Se guardiamo le quotazioni dei carbon credit vediamo che negli ultimi anni sono andate crescendo costantemente e oggi hanno raggiunto quasi 100 euro. Ma appena un anno fa il prezzo era intorno ai 50 euro. L'ascesa è stata causata da specifiche politiche che hanno spinto le quotazioni al rialzo.

 

Ma se il sistema si aprisse anche all'agricoltura e sul mercato aumentassero i crediti disponibili, a quale prezzo si assesterebbero?
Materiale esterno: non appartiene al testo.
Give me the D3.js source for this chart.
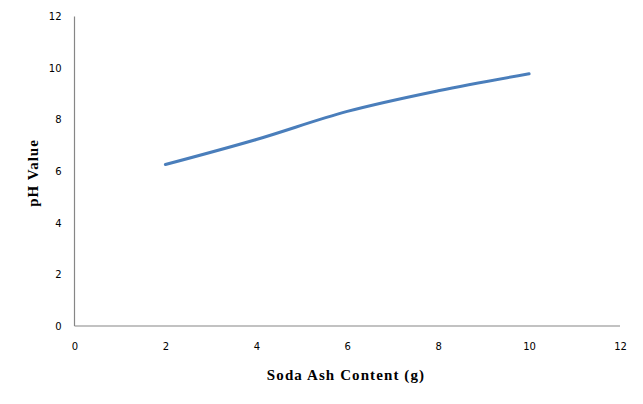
<!DOCTYPE html>
<html><head><meta charset="utf-8">
<script src="https://cdn.jsdelivr.net/npm/d3@7"></script>
<style>body{margin:0;background:#fff}</style>
</head><body>
<svg id="c" width="643" height="404"></svg>
<script>
const sodaAsh = [2, 4, 6, 8, 10];
const phValues = [6.26, 7.23, 8.32, 9.12, 9.78];
const xTicks = [0, 2, 4, 6, 8, 10, 12];
const yTicks = [0, 2, 4, 6, 8, 10, 12];
const xTitle = "Soda Ash Content (g)";
const yTitle = "pH Value";

const svg = d3.select("#c");
const x = d3.scaleLinear().domain([0, 12]).range([74.5, 620]);
const y = d3.scaleLinear().domain([0, 12]).range([326, 16.5]);

const xa = svg.append("g").attr("transform", "translate(0,326)")
  .call(d3.axisBottom(x).tickValues(xTicks).tickSize(0).tickPadding(17));
const ya = svg.append("g").attr("transform", "translate(74.5,0)")
  .call(d3.axisLeft(y).tickValues(yTicks).tickSize(0).tickPadding(13));
[xa, ya].forEach(a => {
  a.select(".domain").attr("stroke", "#868686").attr("stroke-width", 1.2);
  a.selectAll("text").attr("font-family", "DejaVu Sans, Verdana, sans-serif").attr("font-size", 10).attr("fill", "#000");
});
ya.select(".domain").attr("d", "M0," + y(12) + "V" + y(0));
xa.select(".domain").attr("d", "M" + x(0) + ",0H" + x(12));

const line = d3.line().x((d, i) => x(sodaAsh[i])).y(d => y(d)).curve(d3.curveCardinal.tension(0));
svg.append("path").datum(phValues).attr("d", line)
  .attr("fill", "none").attr("stroke", "#4a7ebb").attr("stroke-width", 3).attr("stroke-linecap", "round");

svg.append("text").attr("x", 346).attr("y", 380).attr("text-anchor", "middle")
  .attr("font-family", "Liberation Serif, Times New Roman, serif").attr("font-weight", "bold").attr("font-size", 15)
  .attr("letter-spacing", 1.1)
  .text(xTitle);
svg.append("text").attr("transform", "translate(37.5,173) rotate(-90)").attr("text-anchor", "middle")
  .attr("font-family", "Liberation Serif, Times New Roman, serif").attr("font-weight", "bold").attr("font-size", 15)
  .attr("letter-spacing", 1)
  .text(yTitle);
</script>
</body></html>
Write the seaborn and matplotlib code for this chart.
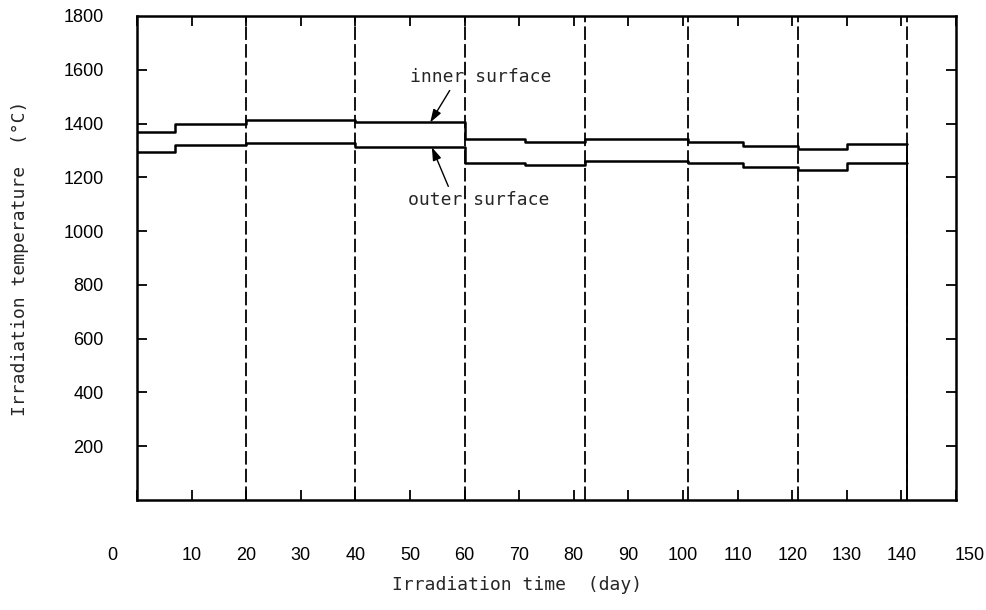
import matplotlib
matplotlib.use("Agg")
import matplotlib.pyplot as plt
import numpy as np
import pandas as pd
import seaborn as sns
from matplotlib.transforms import ScaledTranslation

# Irradiation history: start day of each constant-temperature step
step_days = [0, 7, 20, 40, 60, 71, 82, 101, 111, 121, 130]
end_day = 141
inner_temp = [1370, 1400, 1415, 1404, 1343, 1331, 1343, 1330, 1315, 1306, 1325]
outer_temp = [1296, 1319, 1329, 1312, 1255, 1245, 1262, 1253, 1239, 1229, 1253]

# Reactor cycle boundaries (days)
cycle_ends = [20, 40, 60, 82, 101, 121, 141]

x_ticks = list(range(0, 151, 10))
y_labels = list(range(200, 1801, 200))

sns.set_style("white")
plt.rcParams["font.family"] = ["Liberation Sans", "DejaVu Sans"]
mono = ["DejaVu Sans Mono"]

rows = []
for name, temps in (("inner surface", inner_temp), ("outer surface", outer_temp)):
    days = step_days + [end_day]
    vals = temps + [temps[-1]]
    for d, t in zip(days, vals):
        rows.append({"day": d, "temp": t, "surface": name})
df = pd.DataFrame(rows)

fig = plt.figure(figsize=(9.87, 6.10), dpi=100)
ax = fig.add_axes([137 / 987, 1 - 500 / 610, 819 / 987, 484 / 610])

sns.lineplot(data=df, x="day", y="temp", hue="surface", palette=["black", "black"],
             drawstyle="steps-post", estimator=None, sort=False, legend=False,
             linewidth=1.8, ax=ax)

ax.vlines(cycle_ends, 0, 1800, colors="black", linestyles=(0, (7.5, 2.3)), linewidth=1.3)
ax.vlines(end_day, 0, inner_temp[-1], colors="black", linewidth=1.4)

ax.set_xlim(0, 150)
ax.set_ylim(0, 1800)

ax.set_xticks(x_ticks)
ax.set_xticklabels([str(v) for v in x_ticks])
ax.set_yticks(y_labels)
ax.set_yticklabels([str(v) for v in y_labels])

ax.tick_params(axis="both", which="both", direction="in", length=7, width=1.3,
               colors="black", labelsize=13)
ax.tick_params(axis="x", top=True, bottom=True, pad=34)
ax.tick_params(axis="y", left=True, right=True, pad=24)

# hide the tick mark at the top border (1800)
for tk in ax.yaxis.get_major_ticks():
    if tk.get_loc() >= 1800:
        tk.tick1line.set_visible(False)
        tk.tick2line.set_visible(False)

# origin label sits left of the corner, last label right of it
labels = ax.get_xticklabels()
labels[0].set_transform(labels[0].get_transform() + ScaledTranslation(-0.25, 0, fig.dpi_scale_trans))
labels[-1].set_transform(labels[-1].get_transform() + ScaledTranslation(0.14, 0, fig.dpi_scale_trans))

for s in ax.spines.values():
    s.set_visible(True)
    s.set_linewidth(1.8)
    s.set_color("black")

ax.set_xlabel("Irradiation time  (day)", family=mono, fontsize=13)
ax.xaxis.set_label_coords((517 - 137) / 819, -0.158)
ax.set_ylabel("Irradiation temperature  (\u00b0C)", family=mono, fontsize=13)
ax.yaxis.set_label_coords(-0.132, 0.5)

arrow = dict(arrowstyle="-|>,head_length=0.6,head_width=0.2", color="black",
             linewidth=1.0, shrinkA=1, shrinkB=0)
ax.annotate("inner surface", xy=(53.7, inner_temp[3]), xytext=(50.0, 1573),
            ha="left", va="center", family=mono, fontsize=13,
            arrowprops=dict(arrow, relpos=(0.3, 0.0)))
ax.annotate("outer surface", xy=(54.0, outer_temp[3]), xytext=(49.6, 1116),
            ha="left", va="center", family=mono, fontsize=13,
            arrowprops=dict(arrow, relpos=(0.3, 1.0)))

fig.savefig("out.png", dpi=100, facecolor="white")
Bisogna considerare l'ipotesi di ampliare l'elenco delle aziende obbligate a compensare le proprie emissioni?

 

Il ruolo della Commissione Europea

A tutte queste domande dovrebbe cercare di dare una risposta la Commissione Europea che lo scorso dicembre ha presentato una propria comunicazione per lo sviluppo del carbon farming in Europa. Si tratta di un documento abbastanza generico, che dovrebbe poi essere seguito da una proposta legislativa vera e propria nella seconda metà del 2022.

 

Nel testo dovranno essere affrontate tutte le tematiche oggi ancora aperte riguardo a questo settore: chi può produrre crediti di carbonio, in quali mercati saranno venduti, quale sarà la metodologia di calcolo e i vincoli a cui dovranno sottostare le aziende agricole.

 

L'obiettivo è quello di sequestrare in Europa 42 Mton CO2/anno, pari a 42 milioni di crediti di carbonio. Mentre a livello globale si stima che il carbonio sequestrabile sia pari a 570 Mton CO2. La sfida che dovrà affrontare Bruxelles sarà non solo quella di mettere in piedi un sistema di monitoraggio e controllo che funzioni, ma soprattutto fare in modo che sia economicamente sostenibile per tutti. Negli Usa invece, tutto (o quasi) è stato affidato alla libera iniziativa del mercato.